Task statement |
Reproduce the material below line by line, beginning with its first line and ending with the line that contains "(0,0) rectangle (832,733);"; leave out pictures.
━━━━━━━━━━━━━━━━
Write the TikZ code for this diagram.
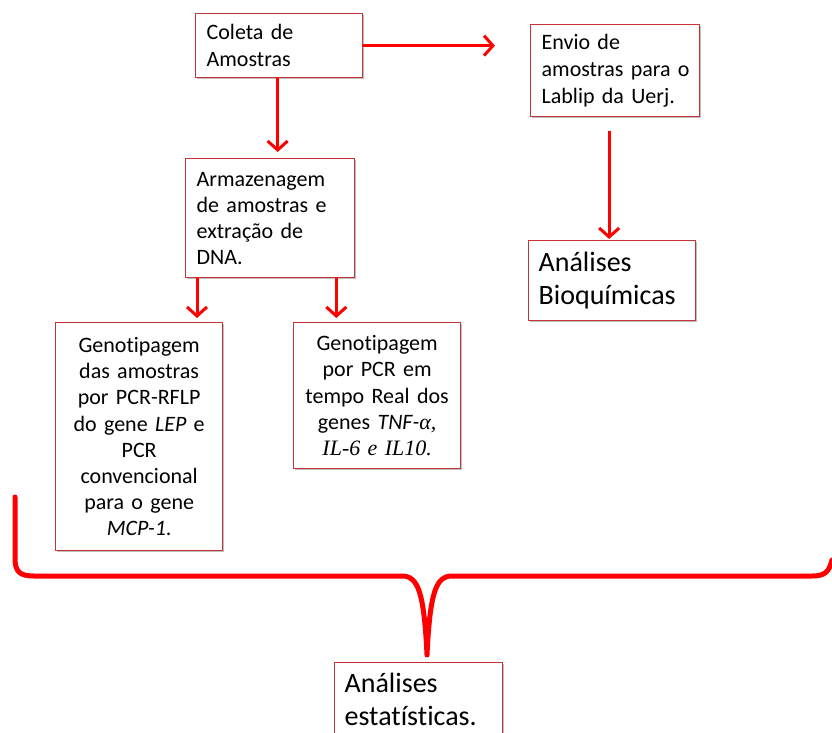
\documentclass[tikz,border=0pt]{standalone}
\usepackage{fontspec}
\setmainfont{Carlito}[Ligatures=NoCommon]
\newfontfamily\timesf{Liberation Serif}
\usetikzlibrary{arrows.meta,shadows,calc}
\definecolor{boxred}{RGB}{196,52,52}
\begin{document}
\begin{tikzpicture}[x=1pt,y=-1pt,
  box/.style={draw=boxred, line width=1.3pt, fill=white,
    drop shadow={shadow xshift=1.5pt, shadow yshift=-1.5pt, opacity=0.25, fill=black},
    inner xsep=11pt, inner ysep=0pt, anchor=north west, align=left,
    font=\fontsize{22}{27}\selectfont},
  bigbox/.style={box, inner xsep=10pt, font=\fontsize{28}{33}\selectfont},
  cbox/.style={box, inner xsep=8.5pt, align=center, text width=150pt, font=\fontsize{22}{26.2}\selectfont},
  arr/.style={draw=red, line width=3pt, -{Straight Barb[length=9pt,width=20pt]}},
  brace/.style={draw=red, line width=5pt, line join=round, line cap=round}
]
\useasboundingbox (0,0) rectangle (832,733);

\node[box, text width=145pt, minimum height=64pt] (coleta) at (195,13)
  {Coleta de\\Amostras};
\node[box, text width=147pt, minimum height=92pt] (envio) at (530,24)
  {Envio de\\\mbox{amostras para o}\\Lablip da Uerj.};
\node[box, text width=147pt, minimum height=119pt, font=\fontsize{22}{26}\selectfont] (armaz) at (185,158)
  {Armazenagem\\de amostras e\\extração de\\DNA.};
\node[bigbox, text width=147pt, minimum height=80pt] (bioq) at (528,240)
  {Análises\\Bioquímicas};
\node[cbox, minimum height=228pt] (gen1) at (55,322)
  {Genotipagem\\das amostras\\por PCR-RFLP\\do gene \textit{LEP} e\\PCR\\convencional\\para o gene\\\textit{MCP-1}.};
\node[cbox, minimum height=146pt] (gen2) at (293,322)
  {Genotipagem\\por PCR em\\tempo Real dos\\genes \textit{TNF-}{\timesf\itshape α,}\\{\timesf\itshape IL-6 e IL10.}};
\node[bigbox, text width=148pt, minimum height=74pt] (estat) at (334,662)
  {Análises\\estatísticas.};

\draw[arr] (coleta.east) -- ([xshift=-35pt]envio.west |- coleta.east);
\draw[arr] ([xshift=-1.5pt]coleta.south) -- ([xshift=-1.5pt,yshift=6pt]coleta.south |- armaz.north);
\draw[arr] ([xshift=-6pt,yshift=-14pt]envio.south) -- ([xshift=-6pt,yshift=1pt]envio.south |- bioq.north);
\draw[arr] ([xshift=12pt]armaz.south west) -- ([xshift=12pt,yshift=4pt]armaz.south west |- gen1.north);
\draw[arr] ([xshift=-19pt]armaz.south east) -- ([xshift=-19pt,yshift=4pt]armaz.south east |- gen2.north);

\draw[brace] (15,497) -- (15,558) .. controls (15,572) and (20,576) .. (34,576)
  -- (402,576) .. controls (418,576) and (424,592) .. (427,655)
  .. controls (430,592) and (436,576) .. (452,576)
  -- (812,576) .. controls (826,576) and (829,571) .. (832,560);
\end{tikzpicture}
\end{document}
━━━━━━━━━━━━━━━━
Answer to this exercise |
Write the TikZ code for this diagram.
\documentclass[tikz,border=0pt]{standalone}
\usepackage{fontspec}
\setmainfont{Carlito}[Ligatures=NoCommon]
\newfontfamily\timesf{Liberation Serif}
\usetikzlibrary{arrows.meta,shadows,calc}
\definecolor{boxred}{RGB}{196,52,52}
\begin{document}
\begin{tikzpicture}[x=1pt,y=-1pt,
  box/.style={draw=boxred, line width=1.3pt, fill=white,
    drop shadow={shadow xshift=1.5pt, shadow yshift=-1.5pt, opacity=0.25, fill=black},
    inner xsep=11pt, inner ysep=0pt, anchor=north west, align=left,
    font=\fontsize{22}{27}\selectfont},
  bigbox/.style={box, inner xsep=10pt, font=\fontsize{28}{33}\selectfont},
  cbox/.style={box, inner xsep=8.5pt, align=center, text width=150pt, font=\fontsize{22}{26.2}\selectfont},
  arr/.style={draw=red, line width=3pt, -{Straight Barb[length=9pt,width=20pt]}},
  brace/.style={draw=red, line width=5pt, line join=round, line cap=round}
]
\useasboundingbox (0,0) rectangle (832,733);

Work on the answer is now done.